## [INFORMATION PROVIDED]
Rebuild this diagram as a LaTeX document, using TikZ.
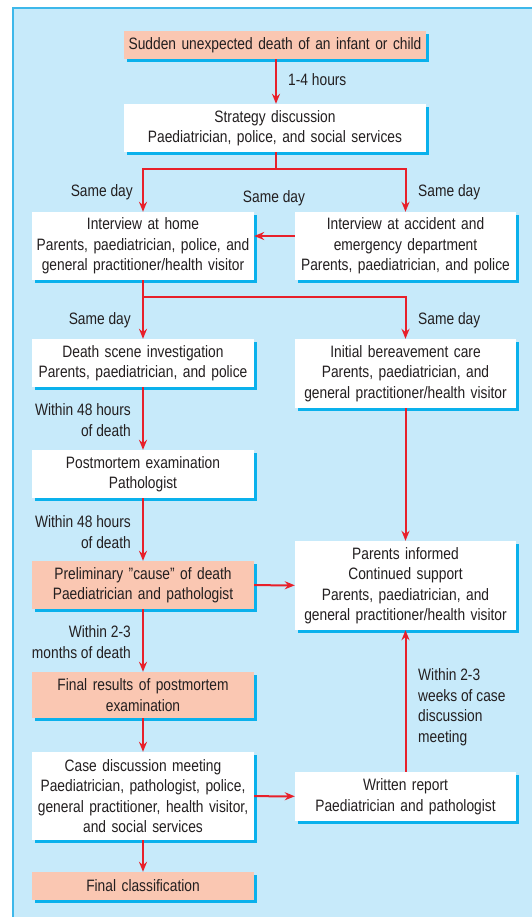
\documentclass[tikz,border=0pt]{standalone}
\usepackage{fontspec}
\setmainfont[FakeStretch=0.835]{Liberation Sans}
\usetikzlibrary{arrows.meta,shadows,calc}
\definecolor{panelc}{HTML}{C7EAFA}
\definecolor{borderc}{HTML}{3DB8EA}
\definecolor{shadowc}{HTML}{0AB1EC}
\definecolor{salmon}{HTML}{FAC7B2}
\definecolor{arrc}{HTML}{E8202A}
\definecolor{txtc}{HTML}{231F20}
\begin{document}
\begin{tikzpicture}[x=1pt,y=-1pt,
  font=\fontsize{16.5}{20.5}\selectfont, text=txtc,
  box/.style={fill=white, draw=none, align=center, inner sep=0pt,
    copy shadow={shadow xshift=3pt, shadow yshift=-3pt, fill=shadowc, draw=none}},
  pink/.style={box, fill=salmon},
  lw/.style={minimum width=222pt, text width=220pt},
  rw/.style={minimum width=221pt, text width=220pt},
  tw/.style={minimum width=302pt, text width=298pt},
  arr/.style={draw=arrc, line width=2pt, -{Stealth[length=10pt,width=8pt]}},
  ln/.style={draw=arrc, line width=2pt},
  lbl/.style={inner sep=0pt, align=right},
  lbll/.style={inner sep=0pt, align=left}]
\useasboundingbox (0,0) rectangle (531,917);
\fill[panelc] (13,7) rectangle (540,930);
\draw[borderc, line width=2pt] (13,930) -- (13,8) -- (540,8);

\node[pink, tw, minimum height=28pt] (top) at (275,45) {Sudden unexpected death of an infant or child};
\node[box, tw, minimum height=48pt] (strat) at (275,128) {Strategy discussion\\Paediatrician, police, and social services};
\node[box, lw, minimum height=68pt] (home) at (143,246) {Interview at home\\Parents, paediatrician, police, and\\general practitioner/health visitor};
\node[box, rw, minimum height=68pt] (ae) at (405.5,246) {Interview at accident and\\emergency department\\Parents, paediatrician, and police};
\node[box, lw, minimum height=48pt] (scene) at (143,363) {Death scene investigation\\Parents, paediatrician, and police};
\node[box, rw, minimum height=69pt] (bereave) at (405.5,373.5) {Initial bereavement care\\Parents, paediatrician, and\\general practitioner/health visitor};
\node[box, lw, minimum height=48pt] (pm) at (143,474) {Postmortem examination\\Pathologist};
\node[pink, lw, minimum height=48pt] (prelim) at (143,585) {Preliminary "cause" of death\\Paediatrician and pathologist};
\node[box, rw, minimum height=89pt] (informed) at (405.5,585.5) {Parents informed\\Continued support\\Parents, paediatrician, and\\general practitioner/health visitor};
\node[pink, lw, minimum height=46pt] (results) at (143,695) {Final results of postmortem\\examination};
\node[box, lw, minimum height=88pt] (case) at (143,796) {Case discussion meeting\\Paediatrician, pathologist, police,\\general practitioner, health visitor,\\and social services};
\node[box, rw, minimum height=49pt] (report) at (405.5,796.5) {Written report\\Paediatrician and pathologist};
\node[pink, lw, minimum height=28pt] (final) at (143,886) {Final classification};

\coordinate (j1) at (276,169);
\coordinate (j2) at (143,297);
\coordinate (y1) at (0,236);

\draw[arr] (top.south -| j1) -- (strat.north -| j1);
\draw[ln] (strat.south -| j1) -- (j1);
\draw[arr] (j1) -| (home.north);
\draw[arr] (j1) -| (ae.north);
\draw[arr] (ae.west |- y1) -- (home.east |- y1);
\draw[ln] (home.south) -- (j2);
\draw[arr] (j2) -- (scene.north);
\draw[arr] (j2) -| (bereave.north);
\draw[arr] (scene) -- (pm);
\draw[arr] (pm) -- (prelim);
\draw[arr] (prelim) -- (results);
\draw[arr] (results) -- (case);
\draw[arr] (case) -- (final);
\draw[arr] (bereave) -- (informed);
\draw[arr] (prelim) -- (informed);
\draw[arr] (case) -- (report);
\draw[arr] (report) -- (informed);

\node[lbll, anchor=west] (l1) at (288,80) {1-4 hours};
\node[lbl, anchor=east] (l2) at (133,192) {Same day};
\node[lbl] (l3) at (274,198) {Same day};
\node[lbll, anchor=west] (l4) at (418,192) {Same day};
\node[lbl, anchor=east] (l5) at (131,320) {Same day};
\node[lbll, anchor=west] (l6) at (418,320) {Same day};
\node[lbl, anchor=east] (l7) at (131,420) {Within 48 hours\\of death};
\node[lbl, anchor=east] (l8) at (131,532) {Within 48 hours\\of death};
\node[lbl, anchor=east] (l9) at (131,642) {Within 2-3\\months of death};
\node[lbll, anchor=west] (l10) at (418,707) {Within 2-3\\weeks of case\\discussion\\meeting};
\end{tikzpicture}
\end{document}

## [PROBLEM TO WORK ON]
Transcribe the material exactly, and leave out whatever pictures it holds.

## [EXERCISE RESPONSE]
Rebuild this diagram as a LaTeX document, using TikZ.
\documentclass[tikz,border=0pt]{standalone}
\usepackage{fontspec}
\setmainfont[FakeStretch=0.835]{Liberation Sans}
\usetikzlibrary{arrows.meta,shadows,calc}
\definecolor{panelc}{HTML}{C7EAFA}
\definecolor{borderc}{HTML}{3DB8EA}
\definecolor{shadowc}{HTML}{0AB1EC}
\definecolor{salmon}{HTML}{FAC7B2}
\definecolor{arrc}{HTML}{E8202A}
\definecolor{txtc}{HTML}{231F20}
\begin{document}
\begin{tikzpicture}[x=1pt,y=-1pt,
  font=\fontsize{16.5}{20.5}\selectfont, text=txtc,
  box/.style={fill=white, draw=none, align=center, inner sep=0pt,
    copy shadow={shadow xshift=3pt, shadow yshift=-3pt, fill=shadowc, draw=none}},
  pink/.style={box, fill=salmon},
  lw/.style={minimum width=222pt, text width=220pt},
  rw/.style={minimum width=221pt, text width=220pt},
  tw/.style={minimum width=302pt, text width=298pt},
  arr/.style={draw=arrc, line width=2pt, -{Stealth[length=10pt,width=8pt]}},
  ln/.style={draw=arrc, line width=2pt},
  lbl/.style={inner sep=0pt, align=right},
  lbll/.style={inner sep=0pt, align=left}]
\useasboundingbox (0,0) rectangle (531,917);
\fill[panelc] (13,7) rectangle (540,930);
\draw[borderc, line width=2pt] (13,930) -- (13,8) -- (540,8);

\node[pink, tw, minimum height=28pt] (top) at (275,45) {Sudden unexpected death of an infant or child};
\node[box, tw, minimum height=48pt] (strat) at (275,128) {Strategy discussion\\Paediatrician, police, and social services};
\node[box, lw, minimum height=68pt] (home) at (143,246) {Interview at home\\Parents, paediatrician, police, and\\general practitioner/health visitor};
\node[box, rw, minimum height=68pt] (ae) at (405.5,246) {Interview at accident and\\emergency department\\Parents, paediatrician, and police};
\node[box, lw, minimum height=48pt] (scene) at (143,363) {Death scene investigation\\Parents, paediatrician, and police};
\node[box, rw, minimum height=69pt] (bereave) at (405.5,373.5) {Initial bereavement care\\Parents, paediatrician, and\\general practitioner/health visitor};
\node[box, lw, minimum height=48pt] (pm) at (143,474) {Postmortem examination\\Pathologist};
\node[pink, lw, minimum height=48pt] (prelim) at (143,585) {Preliminary "cause" of death\\Paediatrician and pathologist};
\node[box, rw, minimum height=89pt] (informed) at (405.5,585.5) {Parents informed\\Continued support\\Parents, paediatrician, and\\general practitioner/health visitor};
\node[pink, lw, minimum height=46pt] (results) at (143,695) {Final results of postmortem\\examination};
\node[box, lw, minimum height=88pt] (case) at (143,796) {Case discussion meeting\\Paediatrician, pathologist, police,\\general practitioner, health visitor,\\and social services};
\node[box, rw, minimum height=49pt] (report) at (405.5,796.5) {Written report\\Paediatrician and pathologist};
\node[pink, lw, minimum height=28pt] (final) at (143,886) {Final classification};

\coordinate (j1) at (276,169);
\coordinate (j2) at (143,297);
\coordinate (y1) at (0,236);

\draw[arr] (top.south -| j1) -- (strat.north -| j1);
\draw[ln] (strat.south -| j1) -- (j1);
\draw[arr] (j1) -| (home.north);
\draw[arr] (j1) -| (ae.north);
\draw[arr] (ae.west |- y1) -- (home.east |- y1);
\draw[ln] (home.south) -- (j2);
\draw[arr] (j2) -- (scene.north);
\draw[arr] (j2) -| (bereave.north);
\draw[arr] (scene) -- (pm);
\draw[arr] (pm) -- (prelim);
\draw[arr] (prelim) -- (results);
\draw[arr] (results) -- (case);
\draw[arr] (case) -- (final);
\draw[arr] (bereave) -- (informed);
\draw[arr] (prelim) -- (informed);
\draw[arr] (case) -- (report);
\draw[arr] (report) -- (informed);

\node[lbll, anchor=west] (l1) at (288,80) {1-4 hours};
\node[lbl, anchor=east] (l2) at (133,192) {Same day};
\node[lbl] (l3) at (274,198) {Same day};
\node[lbll, anchor=west] (l4) at (418,192) {Same day};
\node[lbl, anchor=east] (l5) at (131,320) {Same day};
\node[lbll, anchor=west] (l6) at (418,320) {Same day};
\node[lbl, anchor=east] (l7) at (131,420) {Within 48 hours\\of death};
\node[lbl, anchor=east] (l8) at (131,532) {Within 48 hours\\of death};
\node[lbl, anchor=east] (l9) at (131,642) {Within 2-3\\months of death};
\node[lbll, anchor=west] (l10) at (418,707) {Within 2-3\\weeks of case\\discussion\\meeting};
\end{tikzpicture}
\end{document}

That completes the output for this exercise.